Relação fraterna com a criação
“Contemplar e cuidar: eis duas atitudes que indicam o caminho para corrigir e reequilibrar a nossa relação de seres humanos com a criação. Muitas vezes a nossa relação com a criação parece ser uma relação entre inimigos. Destruir a criação para o meu benefício. Não podemos nos esquecer que isso se paga caro. Não nos esqueçamos o ditado espanhol: “Deus perdoa sempre, nós perdoamos às vezes, a natureza não perdoa nunca”. Hoje, li no jornal sobre as duas grandes geleiras da Antártica, perto do Mar de Amundsen. Estão prestes a cair. Será terrível, porque o nível do mar aumemntará e isso irá trazer muitas, muitas dificuldades e muito mal. E por que? Por causa do aquecimento, do não cuidar do meio ambiente, não cuidar da Casa comum. Por outro lado, quando temos esta relação – deixe-me dizer a palavra – “fraterna”: é uma figura; uma relação “fraterna” com a criação, nos tornamos guardiães da Casa comum, guardiães da vida e guardiães da esperança. Protegemos a herança que Deus nos confiou para que as gerações futuras possam desfrutá-la. E alguém pode dizer: “Mas eu vivo assim”. O problema não é como você administra hoje – isso foi dito por um teólogo alemão, protestante, bom: Bonhoeffer – o problema não é como você administra hoje; o problema é: qual será a herança, a vida da geração futura? Pensemos nas crianças, nos netos: o que deixaremos se exploramos a criação? Vamos proteger este caminho. Preservemos a herança que Deus nos confiou, para que as gerações futuras possam usufruir dela”, disse Francisco, acrescentando:
Penso de forma especial nos povos indígenas, com os quais todos nós temos uma dívida de gratidão, mas também de penitência, para consertar o mal que fizemos a eles. Mas penso também nos movimentos, associações e grupos populares que estão comprometidos em proteger o próprio território com os seus valores naturais e culturais. Estas realidades sociais nem sempre são apreciadas, às vezes são até impedidas, mas na realidade contribuem para uma revolução pacífica, a “revolução do cuidado”. Contemplar para curar.
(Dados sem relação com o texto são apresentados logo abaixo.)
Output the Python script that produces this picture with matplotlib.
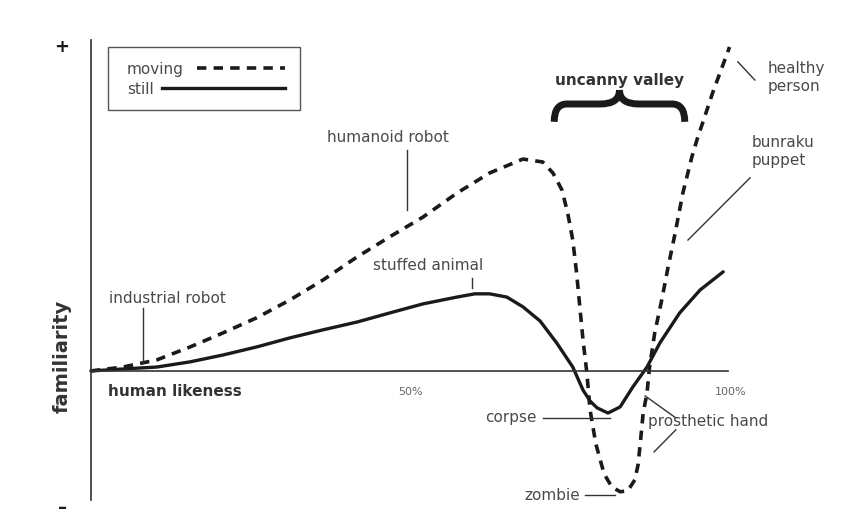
import matplotlib
matplotlib.use("Agg")
import matplotlib.pyplot as plt
from matplotlib.patches import Rectangle, PathPatch
from matplotlib.path import Path

# human likeness (%) vs familiarity
moving_x = [0, 5.0, 10.3, 15.5, 20.6, 25.9, 31.1, 36.3, 41.6, 46.7, 51.9, 57.2, 62.3,
            67.5, 70.6, 72.2, 73.6, 74.5, 75.3, 75.9, 76.4, 76.9, 77.5, 78.0, 78.9,
            80.2, 81.4, 82.7, 83.9, 85.0, 85.5, 85.9, 86.3, 86.9, 87.3, 88.1, 89.2, 90.2,
            91.3, 92.5, 93.9, 94.7, 97.2, 99.8]
moving_y = [0, 1.2, 3.4, 7.4, 11.7, 16.4, 21.9, 28.1, 35.2, 41.4, 47.5, 54.9, 61.1,
            65.4, 64.5, 61.1, 55.9, 48.8, 40.4, 30.2, 19.8, 9.6, -0.6, -12.0, -22.5,
            -31.8, -35.8, -37.3, -37.0, -33.6, -29.0, -21.3, -13.0, -6.8, 1.2, 11.7, 21.9, 32.1,
            42.6, 54.9, 66.0, 71.3, 86.1, 100.0]

still_x = [0, 5.0, 10.3, 15.5, 20.6, 25.9, 31.1, 36.3, 41.6, 46.7, 51.9, 57.2, 60.0,
           62.3, 65.0, 67.5, 70.2, 72.8, 75.3, 76.9, 78.0, 79.1, 80.8, 82.7, 84.7,
           86.9, 88.9, 92.0, 95.2, 98.8]
still_y = [0, 0.6, 1.2, 2.8, 4.9, 7.4, 10.2, 12.7, 15.1, 17.9, 20.7, 22.8, 23.8,
           23.8, 22.8, 19.8, 15.4, 8.6, 1.2, -5.9, -9.3, -11.4, -13.0, -11.1, -4.9,
           1.2, 8.6, 17.9, 25.0, 30.6]

tick_pos = [50, 100]
tick_labels = ["50%", "100%"]

txt = "#4a4a4a"
ink = "#1a1a1a"
plt.rcParams['font.family'] = ['DejaVu Sans']

fig = plt.figure(figsize=(8.55, 5.30), dpi=100)
ax = fig.add_axes([0, 0, 1, 1])
ax.set_xlim(-14.2, 119.4)
ax.set_ylim(-49.1, 114.5)
ax.axis("off")

dash = (0, (2.6, 2.0))
ax.plot(moving_x, moving_y, color=ink, lw=2.6, linestyle=dash,
        solid_joinstyle="round", dash_joinstyle="round")
ax.plot(still_x, still_y, color=ink, lw=2.4, solid_capstyle="round",
        solid_joinstyle="round")

# axes
ax.plot([0, 99.5], [0, 0], color="#333333", lw=1.2)
ax.plot([0, 0], [-39.8, 102.2], color="#333333", lw=1.2)

fs = 11
for p, l in zip(tick_pos, tick_labels):
    ax.text(p, -6.5, l, ha="center", va="center", fontsize=8, color="#666666")
ax.text(2.7, -6.5, "human likeness", ha="left", va="center", fontsize=fs,
        fontweight="bold", color="#333333")
ax.text(-4.5, 4.6, "familiarity", ha="center", va="center", rotation=90,
        fontsize=14, fontweight="bold", color="#333333")
ax.text(-4.5, 100, "+", ha="center", va="center", fontsize=13, fontweight="bold", color=ink)
ax.text(-4.5, -42.3, "\u2013", ha="center", va="center", fontsize=13, fontweight="bold", color=ink)

# legend box
ax.add_patch(Rectangle((2.66, 80.6), 30.0, 19.4, fill=False, ec="#555555", lw=1.0))
ax.text(5.6, 93.2, "moving", ha="left", va="center", fontsize=fs, color=txt)
ax.plot([16.6, 30.3], [93.5, 93.5], color=ink, lw=2.6, linestyle=dash)
ax.text(5.6, 87.0, "still", ha="left", va="center", fontsize=fs, color=txt)
ax.plot([11.1, 30.3], [87.3, 87.3], color=ink, lw=2.4)

# uncanny valley brace
x0, x1, xc = 72.4, 92.8, 82.6
yb, ym, yt = 76.9, 82.4, 86.7
verts = [(x0, yb), (x0, ym), (x0 + 2.0, ym), (xc - 3, ym), (xc, ym), (xc, yt),
         (xc, ym), (xc + 3, ym), (x1 - 2.0, ym), (x1, ym), (x1, yb)]
codes = [Path.MOVETO, Path.CURVE3, Path.CURVE3, Path.LINETO, Path.CURVE3, Path.CURVE3,
         Path.CURVE3, Path.CURVE3, Path.LINETO, Path.CURVE3, Path.CURVE3]
ax.add_patch(PathPatch(Path(verts, codes), fill=False, ec=ink, lw=5, capstyle="butt"))
ax.text(xc, 89.8, "uncanny valley", ha="center", va="center", fontsize=fs,
        fontweight="bold", color="#333333")

# labels with leader lines
def label(s, x, y, ha, lines):
    ax.text(x, y, s, ha=ha, va="center", fontsize=fs, color=txt, linespacing=1.25)
    for (a, b), (c, d) in lines:
        ax.plot([a, c], [b, d], color="#333333", lw=1.0)

label("healthy\nperson", 105.8, 90.7, "left", [((101.1, 95.4), (103.75, 89.8))])
label("bunraku\npuppet", 103.3, 67.6, "left", [((103.0, 59.6), (93.3, 40.4))])
label("humanoid robot", 46.4, 72.2, "center", [((49.4, 68.2), (49.4, 49.7))])
label("stuffed animal", 52.7, 32.7, "center", [((59.5, 28.7), (59.5, 25.6))])
label("industrial robot", 12.0, 22.5, "center", [((8.1, 19.4), (8.1, 2.8))])
label("corpse", 69.7, -14.5, "right", [((70.6, -14.5), (81.1, -14.5))])
label("zombie", 76.4, -38.3, "right", [((77.2, -38.3), (81.9, -38.3))])
label("prosthetic hand", 87.0, -15.7, "left",
      [((86.6, -7.7), (91.4, -14.5)), ((91.4, -18.2), (88.0, -25.0))])

fig.savefig("out.png", dpi=100)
Contemplar para cuidar. Contemplar para proteger, proteger a Criação, os nossos filhos, netos e proteger o futuro. Contemplar para curar e proteger e deixar uma herança para a geração futura.
O Papa concluiu, dizendo que “não é necessário delegar a alguns a tarefa que compete a cada ser humano. Cada um de nós pode e deve se tornar um ‘guardião da Casa comum’, capaz de louvar a Deus por suas criaturas, contemplando-as e protegendo-as”.